Attorneys for Minnesota Vikings kicker Donald Igwebuike took to the offensive yesterday, saying that although the player was questioned by federal agents investigating an alleged drug smuggling operation in Florida, he is being convicted prematurely in the media.

The Vikings also stood behind Igwebuike, who, according to team spokesman Merrill Swanson, worked out with the team and will play in Sunday's game against the Green Bay Packers unless his situation changes or NFL Commissioner Paul Tagliabue intervenes. League spokesman Greg Aiello said the league is looking into the matter, but it had no further comment.

ABC News reported Tuesday night the U.S. Attorney's Office in Tampa has "irrefutable evidence" linking Igwebuike -- a member of the Tampa Bay Buccaneers for five seasons until this year -- to an attempt to smuggle heroin into the United States from his native Nigeria.

U.S. Attorney Robert Genzman's office said yesterday it is handling an indictment against Maduwuba Ibekwe, a Nigerian who was arrested two weeks ago by customs agents at Orlando Airport after an examination reportedly found 31 small bags of heroin in his stomach.

But Genzman's office declined to comment on how, or if, Igwebuike allegedly was involved. Bonni Tischer, special agent in charge of U.S. Customs in north Florida, said she could neither confirm nor deny any allegations involving Igwebuike.

ABC quoted law enforcement officials as saying Igwebuike bought Ibekwe's plane ticket and was involved in telephone conversations that indicated he was aware of the smuggling operation.

Igwebuike has declined to comment, Swanson said. But Igwebuike's attorneys, Larry Reed and Herbert Igbanugo, said the evidence against Igwebuike is circumstantial. They said Igwebuike, who often sends money to his parents in Nigeria and has put his siblings through college in the United States, had contacted Ibekwe, a part-time teacher in Tampa, because he needed to rush $12,000 to his parents in Anambra, Nigeria.

Igwebuike's agent, Joe Senkovich, said Igwebuike's brother, Valentine, a college student in the United States, had spoken with their parents in Nigeria and confirmed they had received the money, which Senkovich said they needed because they are building a house.

When Ibekwe was arrested, he had a receipt for $12,000 on his person as well as the heroin, officials said.

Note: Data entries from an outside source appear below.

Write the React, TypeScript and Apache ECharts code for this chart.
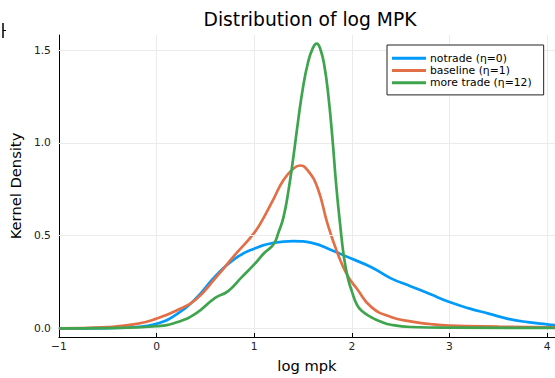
import React, { useEffect, useRef } from "react";
import * as echarts from "echarts";

const titleText = "Distribution of log MPK";
const xLabel = "log mpk";
const yLabel = "Kernel Density";
const seriesNames = ["notrade (η=0)", "baseline (η=1)", "more trade (η=12)"];
const seriesColors = ["#009AFA", "#E36F47", "#3EA44E"];
const yTicks = [0, 0.5, 1.0, 1.5];

const notradeX = [-1, -0.5, -0.2, 0, 0.2, 0.4, 0.6, 0.8, 1.0, 1.2, 1.4, 1.6, 1.8, 2.0, 2.2, 2.4, 2.6, 2.8, 3.0, 3.2, 3.4, 3.6, 3.8, 4.0, 4.1];
const notradeY = [0.0, 0.002, 0.008, 0.025, 0.075, 0.16, 0.28, 0.375, 0.43, 0.462, 0.471, 0.46, 0.42, 0.375, 0.33, 0.27, 0.228, 0.185, 0.142, 0.108, 0.08, 0.052, 0.034, 0.022, 0.017];

const baselineX = [-1, -0.5, -0.2, 0, 0.2, 0.4, 0.6, 0.8, 1.0, 1.1, 1.2, 1.3, 1.4, 1.47, 1.55, 1.65, 1.75, 1.85, 1.95, 2.05, 2.2, 2.4, 2.6, 2.8, 3.0, 3.5, 4.1];
const baselineY = [0.0, 0.008, 0.025, 0.053, 0.095, 0.155, 0.27, 0.395, 0.515, 0.6, 0.7, 0.8, 0.86, 0.878, 0.85, 0.755, 0.565, 0.41, 0.29, 0.215, 0.115, 0.062, 0.038, 0.024, 0.016, 0.01, 0.006];

const moretradeX = [-1, -0.5, 0, 0.2, 0.4, 0.6, 0.73, 0.87, 1.0, 1.1, 1.2, 1.25, 1.3, 1.35, 1.4, 1.45, 1.5, 1.55, 1.6, 1.64, 1.68, 1.72, 1.76, 1.8, 1.84, 1.88, 1.92, 1.96, 2.0, 2.05, 2.1, 2.2, 2.3, 2.4, 2.6, 3.0, 4.1];
const moretradeY = [0.0, 0.002, 0.012, 0.032, 0.08, 0.165, 0.2, 0.275, 0.345, 0.405, 0.455, 0.52, 0.6, 0.74, 0.92, 1.12, 1.3, 1.43, 1.51, 1.535, 1.5, 1.41, 1.25, 1.03, 0.77, 0.56, 0.38, 0.27, 0.2, 0.13, 0.095, 0.06, 0.036, 0.02, 0.008, 0.004, 0.003];

const xs = [notradeX, baselineX, moretradeX];
const ys = [notradeY, baselineY, moretradeY];

const FONT = "DejaVu Sans";

export default function App() {
  const ref = useRef<HTMLDivElement>(null);
  useEffect(() => {
    document.body.style.margin = "0";
    const chart = echarts.init(ref.current!, null, { renderer: "svg" });
    const lineSeries = seriesNames.map((name, i) => ({
      name,
      type: "line",
      data: xs[i].map((x, j) => [x, ys[i][j]]),
      showSymbol: false,
      symbol: "none",
      smooth: true,
      z: 3 + i,
      lineStyle: { color: seriesColors[i], width: 2.7 },
      itemStyle: { color: seriesColors[i] },
    }));
    chart.setOption({
      animation: false,
      textStyle: { fontFamily: FONT },
      title: {
        text: titleText,
        left: 305,
        top: 5,
        textAlign: "center",
        textStyle: { fontFamily: FONT, fontSize: 18.7, fontWeight: "normal", color: "#000" },
      },
      legend: {
        left: 387,
        top: 45,
        orient: "vertical",
        data: seriesNames.map((n) => ({ name: n, icon: "rect" })),
        itemWidth: 34,
        itemHeight: 3,
        itemGap: 0,
        padding: [7, 12, 6, 5],
        borderColor: "#222",
        borderWidth: 1,
        borderRadius: 0,
        backgroundColor: "#fff",
        textStyle: { fontFamily: FONT, fontSize: 10.8, color: "#000", lineHeight: 12.3, padding: [0, 0, 0, -1] },
        z: 10,
      },
      grid: { left: 57, top: 35, right: 0, bottom: 38, containLabel: false },
      xAxis: {
        type: "value",
        min: -1,
        max: 4.08,
        interval: 1,
        name: xLabel,
        nameLocation: "middle",
        nameGap: 21,
        nameTextStyle: { fontFamily: FONT, fontSize: 14.7, color: "#000" },
        axisLine: { show: true, onZero: false, lineStyle: { color: "#000", width: 1 } },
        axisTick: { show: true, inside: true, length: 4, lineStyle: { color: "#000" } },
        axisLabel: {
          showMaxLabel: false,
          margin: 4,
          fontFamily: FONT,
          fontSize: 10.7,
          color: "#222",
          formatter: (v: number) => String(v).replace("-", "\u2212"),
        },
        splitLine: { show: true, lineStyle: { color: "#ebebeb", width: 1 } },
      },
      yAxis: {
        type: "value",
        min: -0.046,
        max: 1.581,
        name: yLabel,
        nameLocation: "middle",
        nameRotate: 90,
        nameGap: 33,
        nameTextStyle: { fontFamily: FONT, fontSize: 14.7, color: "#000" },
        axisLine: { show: true, onZero: false, lineStyle: { color: "#000", width: 1 } },
        axisTick: { show: true, inside: true, length: 4, customValues: yTicks, lineStyle: { color: "#000" } },
        axisLabel: {
          customValues: yTicks,
          margin: 8,
          fontFamily: FONT,
          fontSize: 10.7,
          color: "#222",
          formatter: (v: number) => v.toFixed(1),
        },
        splitLine: { show: false },
      },
      graphic: [
        { type: "line", shape: { x1: 3, y1: 23, x2: 3, y2: 38 }, style: { stroke: "#000", lineWidth: 1.5 } },
        { type: "line", shape: { x1: 3, y1: 30.5, x2: 6, y2: 30.5 }, style: { stroke: "#000", lineWidth: 1 } },
      ],
      series: [
        {
          name: "__grid",
          type: "line",
          data: [],
          z: 1,
          silent: true,
          markLine: {
            silent: true,
            symbol: ["none", "none"],
            label: { show: false },
            lineStyle: { color: "#ebebeb", width: 1, type: "solid" },
            data: yTicks.map((v) => ({ yAxis: v })),
          },
        },
        ...lineSeries,
      ],
    });
    return () => chart.dispose();
  }, []);
  return (
    <div
      ref={ref}
      style={{ position: "absolute", left: 0, top: 0, width: 555, height: 378, background: "#fff" }}
    />
  );
}
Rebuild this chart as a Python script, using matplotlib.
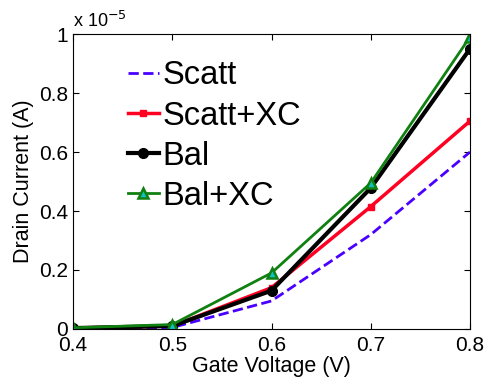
import matplotlib
matplotlib.use("Agg")
import matplotlib.pyplot as plt
from matplotlib.ticker import FuncFormatter

plt.rcParams['font.family'] = ['Liberation Sans', 'DejaVu Sans']

gate_voltage = [0.4, 0.5, 0.6, 0.7, 0.8]
scatt = [0.002e-5, 0.005e-5, 0.095e-5, 0.32e-5, 0.60e-5]
scatt_xc = [0.003e-5, 0.01e-5, 0.14e-5, 0.415e-5, 0.705e-5]
bal = [0.003e-5, 0.01e-5, 0.13e-5, 0.478e-5, 0.95e-5]
bal_xc = [0.004e-5, 0.015e-5, 0.19e-5, 0.495e-5, 0.99e-5]

fig = plt.figure(figsize=(4.87, 3.79), dpi=100)
ax = fig.add_axes([0.150, 0.132, 0.815, 0.778])

ax.plot(gate_voltage, scatt, '--', color='#4a00ff', lw=2, label='Scatt')
ax.plot(gate_voltage, scatt_xc, '-s', color='#ff0022', lw=2.5, ms=5, label='Scatt+XC')
ax.plot(gate_voltage, bal, '-o', color='black', lw=3, ms=7, label='Bal')
ax.plot(gate_voltage, bal_xc, '-^', color='#108010', lw=2, ms=7,
        mfc='#10c0c0', mec='#108010', mew=1.8, label='Bal+XC')

ax.set_xlim(0.4, 0.8)
ax.set_ylim(0, 1e-5)
ax.set_xticks([0.4, 0.5, 0.6, 0.7, 0.8])
ax.set_yticks([0, 0.2e-5, 0.4e-5, 0.6e-5, 0.8e-5, 1e-5])
ax.yaxis.set_major_formatter(FuncFormatter(lambda v, p: '%g' % round(v / 1e-5, 3)))
ax.text(0.0, 1.012, r'x 10$^{-5}$', transform=ax.transAxes, fontsize=13,
        ha='left', va='bottom')

ax.tick_params(direction='in', top=True, right=True, labelsize=15, length=4)
ax.tick_params(axis='x', pad=5)
ax.set_xlabel('Gate Voltage (V)', fontsize=15.5, labelpad=1)
ax.set_ylabel('Drain Current (A)', fontsize=15.5, labelpad=4)

ax.legend(loc='upper left', bbox_to_anchor=(0.105, 0.955), frameon=False,
          fontsize=23.5, handlelength=0.95, handletextpad=0.12, labelspacing=0.28,
          borderaxespad=0)

fig.savefig('out.png', dpi=100)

"Our client was contacted by the authorities, who are taking a look at certain individuals that our client knew," Reed told the Associated Press. "These individuals got into trouble. Donald was questioned by the authorities about those individuals. We understand the other individuals have been charged with offenses. Our client has not. . . . They {the authorities} must not have irrefutable evidence or our client would have been charged."

Igwebuike was interviewed by a customs agent from Tampa last week, Reed said.

"He {Igwebuike} cooperated," Reed said. "He said, yes, he knew him {Ibekwe}. . . . I saw their files and there was no mention of Donald anywhere in there. They referred to a tape of a conversation in Edo language. I had someone listen to it and was told there was no mention of any activity in which Donald was involved."

Edo is spoken in southern Nigeria.

Vikings Coach Jerry Burns expressed his support for Igwebuike.

"I've got confidence everything will be okay," he said during a teleconference with reporters covering the Packers. He later told reporters at the Vikings' practice facility in Eden Prairie, Minn.: "I like Iggy and as far as I'm concerned, until proven otherwise, he has not committed any crime. He's our guy and I'll stick by him."

Senkovich said when Igwebuike first informed him of the situation late Monday "he was laughing, saying, 'This is ridiculous. I didn't do anything wrong.' " But Senkovich said by Tuesday night, when the story broke, "he was upset. He's upset because he's worried they're going to smear his name. He feels this is guilt by association."